More recently, the last five years have been all about branded content. The idea is that social media allows companies to skip over traditional outlets and create relationships directly with customers. If you told perfectly crafted stories and responded to users in real-time, they would fall in love with your brand and you would become a hub for a community of customers. Organizations invested huge sums of money to follow this strategy - yet few brands have generated meaningful interest.
So, what’s next?
There are three experts who are leading the charge in providing an answer to this important question:
- Doug Holt, from Harvard Business School - the future is about cultural branding
- John Hayes, former chief marketing officer at American Express - the future is about listening and making your customer the brand authority
- Seth Godin, best selling author of Tribes and Linchpin - the future involves creating something worth talking about
Doug Holt suggests an idea called culture branding and uses Old Spice as an example. This men’s personal care brand adopted the crowd culture ideology. They succeeded by following five principles: map the cultural orthodoxy, locate the cultural opportunity, target the crowdculture, diffuse the new ideology, and innovate continually using cultural flashpoints. The main idea was to tie into the culture. Here is a quote from Doug:
Old Spice taps the hipster crowd. The ideological battle between the laddish view and body-positive feminism left untouched one other cultural opportunity in the personal care market. In the 2000s, a new “hipster” ideology arose in urban subcultures to define sophistication among young cosmopolitan adults. They embraced the historical bohemian ideal with gusto but also with self-referential irony. Ironic wardrobes (foam trucker hats, ugly Salvation Army sweaters) and facial hair (waxed handlebar mustaches, bushy beards) became pervasive. Brooklyn was chock-full of lumberjacks. Amplified by crowdculture, this sensibility rapidly spread across the country.
John Hayes, the former CMO from American Express suggests that in order to grow a brand you need to make your customer the authority.
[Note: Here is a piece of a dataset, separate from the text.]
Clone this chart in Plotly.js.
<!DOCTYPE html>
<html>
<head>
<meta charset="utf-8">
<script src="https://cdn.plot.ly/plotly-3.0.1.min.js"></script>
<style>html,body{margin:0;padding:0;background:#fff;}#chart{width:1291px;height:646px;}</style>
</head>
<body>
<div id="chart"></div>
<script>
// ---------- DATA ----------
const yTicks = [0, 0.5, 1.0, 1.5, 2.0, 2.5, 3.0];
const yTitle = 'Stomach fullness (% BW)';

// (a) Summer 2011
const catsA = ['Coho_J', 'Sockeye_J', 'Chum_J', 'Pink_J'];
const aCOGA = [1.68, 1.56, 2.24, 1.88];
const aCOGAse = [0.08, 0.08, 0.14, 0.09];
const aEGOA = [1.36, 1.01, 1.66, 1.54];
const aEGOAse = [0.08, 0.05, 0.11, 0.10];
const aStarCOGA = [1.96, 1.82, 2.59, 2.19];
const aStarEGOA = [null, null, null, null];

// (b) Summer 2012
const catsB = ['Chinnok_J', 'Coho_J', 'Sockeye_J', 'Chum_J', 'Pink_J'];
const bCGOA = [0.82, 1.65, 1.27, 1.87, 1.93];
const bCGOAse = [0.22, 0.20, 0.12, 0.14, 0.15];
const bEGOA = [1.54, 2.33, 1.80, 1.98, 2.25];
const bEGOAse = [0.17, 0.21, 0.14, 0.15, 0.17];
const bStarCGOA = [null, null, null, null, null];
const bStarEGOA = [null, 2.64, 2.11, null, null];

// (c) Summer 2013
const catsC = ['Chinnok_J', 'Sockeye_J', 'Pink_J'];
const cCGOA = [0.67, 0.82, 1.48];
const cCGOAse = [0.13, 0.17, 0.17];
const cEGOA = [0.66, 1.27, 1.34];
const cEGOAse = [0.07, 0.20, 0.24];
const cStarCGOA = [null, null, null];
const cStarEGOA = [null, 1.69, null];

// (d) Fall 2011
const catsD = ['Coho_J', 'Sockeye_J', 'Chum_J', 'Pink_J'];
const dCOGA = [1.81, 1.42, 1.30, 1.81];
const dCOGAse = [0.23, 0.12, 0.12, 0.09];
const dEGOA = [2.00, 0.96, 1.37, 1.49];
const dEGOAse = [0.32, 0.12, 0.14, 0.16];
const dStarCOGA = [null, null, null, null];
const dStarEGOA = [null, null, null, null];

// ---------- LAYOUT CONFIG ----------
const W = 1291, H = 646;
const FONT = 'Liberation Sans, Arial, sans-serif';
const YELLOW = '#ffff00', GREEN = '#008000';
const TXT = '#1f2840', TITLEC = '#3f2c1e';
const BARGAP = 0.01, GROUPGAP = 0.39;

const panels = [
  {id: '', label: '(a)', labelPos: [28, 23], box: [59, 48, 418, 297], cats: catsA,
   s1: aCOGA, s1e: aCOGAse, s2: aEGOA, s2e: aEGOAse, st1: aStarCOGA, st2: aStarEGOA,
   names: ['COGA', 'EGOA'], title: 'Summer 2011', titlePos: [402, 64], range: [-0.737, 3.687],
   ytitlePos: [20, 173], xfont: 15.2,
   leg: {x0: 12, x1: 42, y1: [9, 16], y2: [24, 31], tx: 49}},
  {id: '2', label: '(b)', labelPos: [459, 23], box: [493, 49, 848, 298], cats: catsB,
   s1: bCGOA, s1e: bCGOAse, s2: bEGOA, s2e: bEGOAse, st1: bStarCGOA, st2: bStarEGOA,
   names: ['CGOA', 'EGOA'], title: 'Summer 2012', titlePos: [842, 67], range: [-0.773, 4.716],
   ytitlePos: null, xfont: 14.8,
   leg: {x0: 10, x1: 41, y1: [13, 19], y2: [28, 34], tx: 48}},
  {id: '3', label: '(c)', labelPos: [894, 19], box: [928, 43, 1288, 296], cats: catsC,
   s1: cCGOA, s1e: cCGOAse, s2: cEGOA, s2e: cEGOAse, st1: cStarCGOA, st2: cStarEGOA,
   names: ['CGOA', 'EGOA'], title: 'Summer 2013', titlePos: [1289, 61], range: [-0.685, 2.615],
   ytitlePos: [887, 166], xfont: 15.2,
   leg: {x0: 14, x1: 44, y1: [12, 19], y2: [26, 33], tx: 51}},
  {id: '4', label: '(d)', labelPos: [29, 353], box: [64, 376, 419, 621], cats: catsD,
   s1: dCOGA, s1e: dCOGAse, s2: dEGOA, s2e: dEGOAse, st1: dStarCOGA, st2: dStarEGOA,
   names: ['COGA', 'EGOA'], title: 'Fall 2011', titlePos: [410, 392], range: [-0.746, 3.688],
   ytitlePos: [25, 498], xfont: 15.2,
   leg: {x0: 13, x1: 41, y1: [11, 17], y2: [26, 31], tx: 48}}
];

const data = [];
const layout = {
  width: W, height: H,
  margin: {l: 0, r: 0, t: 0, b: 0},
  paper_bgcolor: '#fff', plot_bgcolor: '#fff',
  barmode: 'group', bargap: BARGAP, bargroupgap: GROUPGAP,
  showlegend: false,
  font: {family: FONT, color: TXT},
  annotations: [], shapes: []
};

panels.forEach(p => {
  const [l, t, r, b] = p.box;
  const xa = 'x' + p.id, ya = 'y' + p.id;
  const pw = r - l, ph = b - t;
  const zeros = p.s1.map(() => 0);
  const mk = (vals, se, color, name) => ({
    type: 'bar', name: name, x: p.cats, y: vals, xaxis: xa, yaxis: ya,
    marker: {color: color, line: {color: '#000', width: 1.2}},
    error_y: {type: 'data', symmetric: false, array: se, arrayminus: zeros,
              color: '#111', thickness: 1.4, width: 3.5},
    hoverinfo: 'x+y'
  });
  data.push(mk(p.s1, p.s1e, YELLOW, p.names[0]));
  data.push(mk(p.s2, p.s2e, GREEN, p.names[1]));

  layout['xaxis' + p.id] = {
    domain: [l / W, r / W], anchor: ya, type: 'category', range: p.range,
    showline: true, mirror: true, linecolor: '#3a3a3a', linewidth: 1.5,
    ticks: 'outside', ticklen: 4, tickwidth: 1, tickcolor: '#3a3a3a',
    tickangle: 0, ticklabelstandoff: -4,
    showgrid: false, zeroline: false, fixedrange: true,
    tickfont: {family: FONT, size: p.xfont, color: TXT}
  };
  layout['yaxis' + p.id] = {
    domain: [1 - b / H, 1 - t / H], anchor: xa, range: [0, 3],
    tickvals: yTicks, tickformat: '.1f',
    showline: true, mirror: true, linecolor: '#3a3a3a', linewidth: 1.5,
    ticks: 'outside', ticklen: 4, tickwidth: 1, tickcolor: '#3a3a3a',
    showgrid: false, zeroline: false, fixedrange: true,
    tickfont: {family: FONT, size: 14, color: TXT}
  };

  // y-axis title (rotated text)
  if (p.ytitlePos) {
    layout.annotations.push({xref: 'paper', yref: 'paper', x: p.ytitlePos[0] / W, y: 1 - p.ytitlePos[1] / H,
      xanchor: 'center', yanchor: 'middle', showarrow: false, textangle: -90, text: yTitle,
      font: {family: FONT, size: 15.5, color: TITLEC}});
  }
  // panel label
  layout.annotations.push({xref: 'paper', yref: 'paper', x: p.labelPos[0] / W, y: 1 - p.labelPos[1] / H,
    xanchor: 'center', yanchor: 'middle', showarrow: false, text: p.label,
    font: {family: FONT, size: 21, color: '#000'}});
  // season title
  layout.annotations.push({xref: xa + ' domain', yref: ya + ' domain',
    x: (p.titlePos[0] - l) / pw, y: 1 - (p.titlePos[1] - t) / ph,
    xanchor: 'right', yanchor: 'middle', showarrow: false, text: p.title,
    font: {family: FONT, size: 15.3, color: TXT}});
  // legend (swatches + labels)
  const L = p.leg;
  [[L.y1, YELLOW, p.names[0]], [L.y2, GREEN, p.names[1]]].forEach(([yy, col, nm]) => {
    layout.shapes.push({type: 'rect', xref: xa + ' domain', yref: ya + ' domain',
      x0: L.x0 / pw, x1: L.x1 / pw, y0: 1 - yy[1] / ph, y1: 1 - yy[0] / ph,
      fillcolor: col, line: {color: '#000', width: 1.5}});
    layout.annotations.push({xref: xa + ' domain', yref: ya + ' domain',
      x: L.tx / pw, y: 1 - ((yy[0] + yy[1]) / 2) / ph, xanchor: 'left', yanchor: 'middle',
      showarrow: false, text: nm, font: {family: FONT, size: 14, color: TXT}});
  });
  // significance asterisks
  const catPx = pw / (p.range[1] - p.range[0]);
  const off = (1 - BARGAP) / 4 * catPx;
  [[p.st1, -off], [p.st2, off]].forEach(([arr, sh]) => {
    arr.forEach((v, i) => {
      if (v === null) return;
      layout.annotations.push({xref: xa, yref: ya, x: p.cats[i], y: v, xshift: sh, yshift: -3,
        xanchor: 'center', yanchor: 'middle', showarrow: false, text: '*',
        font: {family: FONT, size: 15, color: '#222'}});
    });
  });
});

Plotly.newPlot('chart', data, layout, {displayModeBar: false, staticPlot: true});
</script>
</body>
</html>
John suggests that in the past consumers would trust brands to provide the facts. “Consumers used to believe in authority, so if you offered “the finest coffee money can buy,” people said, “hmm, must be the best.” Today, you say “the finest coffee money can buy,” and people say “I’ll be the judge of that.” Or “I’ll ask my friends what they think of it.”
John says that there has been a complete change in people’s mindset related to authority. Now that the customer is the authority rather than the brand you need to empower your customers to provide answers to others. This is a bit more complex than just creating an online community, asking for referrals and writing reviews. John suggests that once you’ve demonstrated value for a customer, you need to define the behaviors that will help your brand grow. It is a bit sad to admit that debt is the #1 sold product of all time. American Express is one of the leaders of this and they have grown by making the customer the authority. When the customer becomes the authority, rather than the brand, it will grow faster.
Seth Godin, whom I have had the privilege of meeting with personally, says the first step is to create something worthwhile:
The first step is to invent a thing worth making, a story worth telling, a contribution worth talking about. The second step is to design and build it in a way that people will actually benefit from and care about. The third one is the one everyone gets all excited about. This is the step where you tell the story to the right people in the right way. The last step is so often overlooked: The part where you show up, regularly, consistently and generously, for years and years, to organize and lead and build confidence in the change you seek to make.